EU state’s FM tells Zelensky ‘not to give ultimatums’

Ukraine’s Vladimir Zelensky should not “give ultimatums” to the EU over the country’s membership in the bloc, Luxembourgish Foreign Minister Xavier Bettel told reporters on Thursday.
Days earlier, the Ukrainian leader said he expects his country to be admitted to the EU by 2027, as part of a US-backed peace deal.
“I’m sorry, I told him…several times ‘don’t give ultimatums. It’s not in your interest’,” Bettel told journalists in Brussels.
“The fact is there are rules, they have the Copenhagen criteria and we need to fulfill them,” he said. The ‘Copenhagen criteria’ require an EU aspirant nation to have stable democratic institutions, a competitive market economy, and the bloc’s extensive body of law implemented.

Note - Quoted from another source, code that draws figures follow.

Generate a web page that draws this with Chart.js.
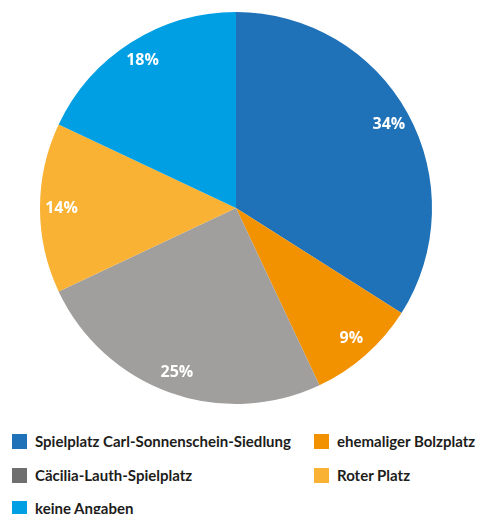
<!DOCTYPE html>
<html>
<head>
<meta charset="utf-8">
<script src="https://cdn.jsdelivr.net/npm/chart.js@4"></script>
<style>
  body { margin: 0; background: #fff; width: 482px; height: 514px; overflow: hidden; }
  .wrap { position: absolute; left: 0; top: 0; width: 472px; height: 416px; }
  .legend { position: absolute; left: 0; top: 0; width: 482px; font-family: "Lato", sans-serif; font-weight: 700; font-size: 15px; line-height: 18px; color: #1d1d1b; }
  .legend-item { position: absolute; white-space: nowrap; }
  .legend-item span.box { position: absolute; left: 0; top: 0; width: 15px; height: 15px; }
  .legend-item span.txt { position: absolute; left: 23px; top: -2px; }
</style>
</head>
<body>
<div class="wrap"><canvas id="pie"></canvas></div>
<div class="legend" id="legend"></div>
<script>
const categories = [
  "Spielplatz Carl-Sonnenschein-Siedlung",
  "ehemaliger Bolzplatz",
  "Cäcilia-Lauth-Spielplatz",
  "Roter Platz",
  "keine Angaben"
];
const shares = [34, 9, 25, 14, 18];

const sliceColors = ["#1f71b8", "#f39200", "#a09f9e", "#f9b233", "#009fe3"];
const legendColors = ["#1f71b8", "#f39200", "#706f6f", "#f9b233", "#009fe3"];

// Prozentwerte in den Segmenten
const sliceLabels = {
  id: "sliceLabels",
  afterDatasetsDraw(chart) {
    const ctx = chart.ctx;
    const meta = chart.getDatasetMeta(0);
    ctx.save();
    ctx.fillStyle = "#fff";
    ctx.font = "bold 16px 'Open Sans', sans-serif";
    ctx.textAlign = "center";
    ctx.textBaseline = "middle";
    meta.data.forEach((arc, i) => {
      const p = arc.getProps(["x", "y", "startAngle", "endAngle", "outerRadius"], true);
      const mid = (p.startAngle + p.endAngle) / 2;
      const r = p.outerRadius * 0.89;
      ctx.fillText(shares[i] + "%", p.x + Math.cos(mid) * r, p.y + Math.sin(mid) * r);
    });
    ctx.restore();
  }
};

new Chart(document.getElementById("pie"), {
  type: "pie",
  data: {
    labels: categories,
    datasets: [{
      data: shares,
      backgroundColor: sliceColors,
      borderWidth: 0
    }]
  },
  options: {
    responsive: true,
    maintainAspectRatio: false,
    animation: false,
    layout: { padding: { top: 12, bottom: 12, left: 0, right: 0 } },
    plugins: {
      legend: { display: false },
      tooltip: { enabled: false }
    }
  },
  plugins: [sliceLabels]
});

// Legende in zwei Spalten
const legendPos = [[12, 434], [314, 434], [12, 468], [314, 468], [12, 501]];
document.getElementById("legend").innerHTML = categories
  .map((name, i) => `
    <div class="legend-item" style="left:${legendPos[i][0]}px; top:${legendPos[i][1]}px;">
      <span class="box" style="background:${legendColors[i]}"></span>
      <span class="txt">${name}</span>
    </div>`)
  .join("");
</script>
</body>
</html>
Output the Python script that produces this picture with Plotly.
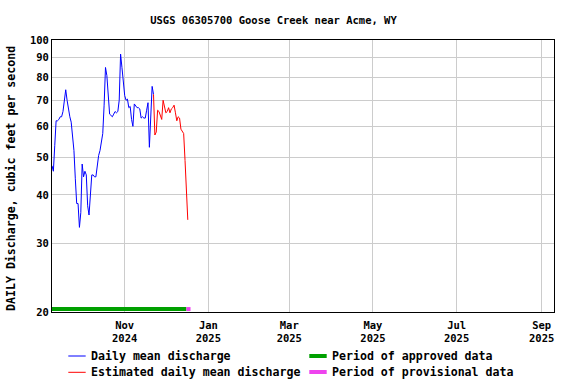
import datetime as dt
import plotly.graph_objects as go

start = dt.date(2024, 9, 9)
flow = [47.5, 46, 53.5, 62, 62, 62.5, 63.5, 63.5, 65.5, 71.5,
        74.5, 70, 66, 63.5, 61.5, 57.5, 52, 44, 38, 38,
        33, 36, 48, 44.5, 46, 45, 37.5, 35.5, 40, 45,
        45, 44.5, 44.5, 47.5, 50.5, 52, 54.5, 57.5, 68, 85,
        81, 69.5, 64.5, 64, 63.5, 64.5, 65.5, 65, 65.5, 70,
        92, 85, 76, 72, 70, 70.5, 67, 67.5, 62.5, 60,
        68.5, 67.5, 67, 67, 66.5, 63, 63.5, 63, 63, 66,
        69, 53, 64, 76, 72.5, 57, 58, 66, 65.5, 63.5,
        62.5, 70, 68, 65, 65.5, 67, 65, 66.5, 67, 68,
        65, 62, 63.5, 63, 59, 58, 57.5, 49, 38.9, 34.5]
est_start = 74  # index where estimated values begin (connects to previous)
dates = [start + dt.timedelta(days=i) for i in range(len(flow))]

approved_period = ["2024-09-08", "2024-12-16"]
provisional_period = ["2024-12-16", "2024-12-19"]
bar_level = 20.35

x_ticks = ["2024-11-01", "2025-01-01", "2025-03-01", "2025-05-01", "2025-07-01", "2025-09-01"]
x_ticktext = ["Nov<br>2024", "Jan<br>2025", "Mar<br>2025", "May<br>2025", "Jul<br>2025", "Sep<br>2025"]
y_ticks = [20, 30, 40, 50, 60, 70, 80, 90, 100]

FONT = "DejaVu Sans Mono"
BLUE = "#0000ff"
RED = "#ff0000"
GREEN = "#00a000"
PINK = "#ee44ee"

fig = go.Figure()
fig.add_trace(go.Scatter(x=dates[:est_start + 1], y=flow[:est_start + 1], mode="lines",
                         line=dict(color=BLUE, width=1), showlegend=False, hoverinfo="skip"))
fig.add_trace(go.Scatter(x=dates[est_start:], y=flow[est_start:], mode="lines",
                         line=dict(color=RED, width=1), showlegend=False, hoverinfo="skip"))
fig.add_trace(go.Scatter(x=approved_period, y=[bar_level, bar_level], mode="lines",
                         line=dict(color=GREEN, width=4), showlegend=False, cliponaxis=False))
fig.add_trace(go.Scatter(x=provisional_period, y=[bar_level, bar_level], mode="lines",
                         line=dict(color=PINK, width=4), showlegend=False, cliponaxis=False))

L, R, T, B = 52, 22, 40, 72
W, H = 576, 384
pw, ph = W - L - R, H - T - B

def px(x):
    return (x - L) / pw

def py(y):
    return (H - B - y) / ph

shapes = []
annotations = []
legend_items = [
    (68.3, 85.7, 356, BLUE, 1, "Daily mean discharge", 89.0),
    (68.3, 85.7, 372.3, RED, 1, "Estimated daily mean discharge", 89.0),
    (309.3, 326.7, 356, GREEN, 4, "Period of approved data", 330.0),
    (309.3, 326.7, 372, PINK, 4, "Period of provisional data", 330.0),
]
for x0, x1, y, c, w, text, tx in legend_items:
    shapes.append(dict(type="line", xref="paper", yref="paper", x0=px(x0), x1=px(x1),
                       y0=py(y), y1=py(y), line=dict(color=c, width=w)))
    annotations.append(dict(xref="paper", yref="paper", x=px(tx), y=py(y), text=text,
                            showarrow=False, xanchor="left", yanchor="middle",
                            font=dict(family=FONT, size=11.6, color="black", weight="bold")))

annotations.append(dict(xref="paper", yref="paper", x=px(11), y=py(179), text="DAILY Discharge, cubic feet per second",
                        textangle=-90, showarrow=False, xanchor="center", yanchor="middle",
                        font=dict(family=FONT, size=11.6, color="black", weight="bold")))

fig.update_layout(
    width=W, height=H,
    margin=dict(l=L, r=R, t=T, b=B),
    paper_bgcolor="white", plot_bgcolor="white",
    title=dict(text="USGS 06305700 Goose Creek near Acme, WY", x=273.5 / W, xanchor="center",
               y=1 - 20 / H, yanchor="middle",
               font=dict(family=FONT, size=10.5, color="black", weight="bold")),
    shapes=shapes, annotations=annotations,
    showlegend=False,
)
fig.update_xaxes(type="date", range=["2024-09-09", "2025-09-10"], tickvals=x_ticks, ticktext=x_ticktext,
                 showgrid=True, gridcolor="#cccccc", gridwidth=1, showline=True, linecolor="black",
                 linewidth=1, mirror=True, ticks="", zeroline=False, ticklabelstandoff=3,
                 tickfont=dict(family=FONT, size=10.5, color="black", weight="bold"))
fig.update_yaxes(type="log", range=[1.30103, 2.0], tickvals=y_ticks, ticktext=[str(v) for v in y_ticks],
                 showgrid=True, gridcolor="#cccccc", gridwidth=1, showline=True, linecolor="black",
                 linewidth=1, mirror=True, ticks="", zeroline=False,
                 tickfont=dict(family=FONT, size=10.5, color="black", weight="bold"))

fig.write_html("out.html")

Bettel also expressed concern that despite bloc membership being mentioned as part of a settlement of the Ukraine conflict, the EU is being sidelined from the peace talks.
“They are around the table and we are not… I think we are waiting outside for the bill without being around the table.”
According to Zelensky, Ukraine will be fully ready to join the EU by next year.
“We want a specific date in our treaty on ending the war,” he said on Sunday, days after a controversial speech in Davos in which he ridiculed the bloc as indecisive and incapable of defending itself without help from Washington.
Ukraine’s EU accession is reportedly being discussed as part of a US-brokered peace deal, which also includes an $800 billion post-war reconstruction plan circulated to bloc members last week.
However, multiple member states have rejected the idea of fast-tracking Ukraine’s candidate status into full membership.
“Ukraine’s accession on January 1, 2027, is out of the question. It is not possible,” German Chancellor Friedrich Merz said on Wednesday, adding that it would take the country “several years” to meet the membership criteria.
Hungarian Prime Minister Viktor Orban stressed that his country’s parliament would not vote to allow accession “in the next hundred years.”
Moscow has said it has no objections to Ukraine seeking EU membership. However, Foreign Minister Sergey Lavrov has condemned what he described as the EU’s transition into an “aggressive military bloc.”
Ukraine’s ambition to join NATO has remained a red line for Russia and one of the underlying causes of the ongoing conflict.